Susanna Mentzer was a rather whimsical Marcellina, paired with the bluff Bartolo of Dale Travis (they made their Santa Fe debuts in the same year, 1992), while the surprise of the supporting cast was the conniving Basilio of tenor Keith Jameson, who sounded much more promising here than he had as Gastone in La Traviata. Of course, one of the purposes of mounting Figaro is to give one of your apprentices a shot at the role of Barbarina, with its gorgeous little aria, and second-year apprentice Rachel Hall acquitted herself beautifully with a charming stage presence and musically nuanced, clear soprano. First-year apprentice Adam Lau was a funny drunk as the meddling gardener, Antonio.

Other Reviews:

James M. Keller, SFO spins Mozart’s magic in ‘Le nozze di Figaro’ (Santa Fe New Mexican, June 30)
Little about the production changed since I wrote about it in 2008: it remains handsome and, most importantly, did not inhibit the communication of the story in any way.
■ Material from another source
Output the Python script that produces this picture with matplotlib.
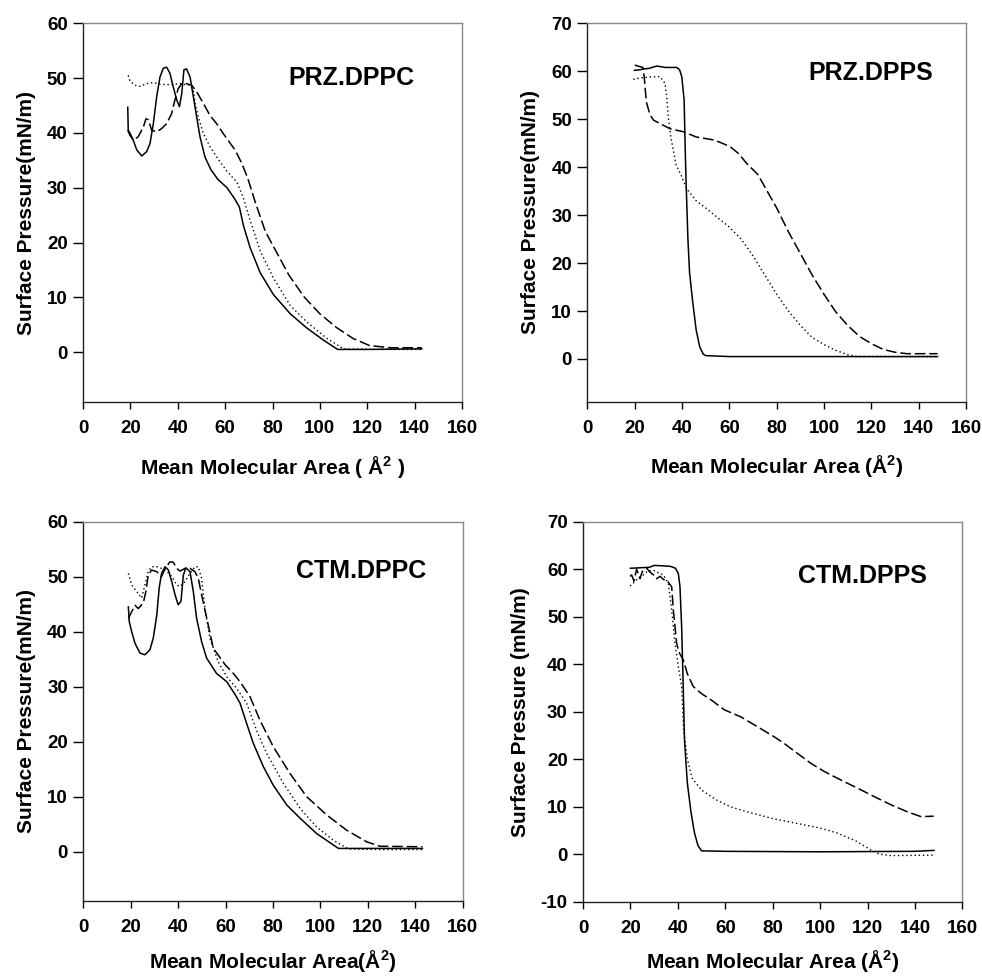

The main disappointment of the evening fell on conductor John Nelson, who has been conducting in Santa Fe since 1973. Nothing terrible happened, and there were many pretty moments that he drew out of the score, even though this was the first opera to open this summer and the musicians had not played it since July 10 -- some horn squawks were evidence of what was likely a bit of rustiness. The problem was that, far too often, Nelson allowed singers or perhaps himself to linger too long over a phrase, something that played havoc with many of the ensembles. Mozart has very often done all the work for you, laying out the ebb and flow of these ensemble scenes so that they click dramatically. Tinkering with them, especially with too much rubato, only undermines the composer's craftsmanship.

This production continues at Santa Fe Opera, through August 23.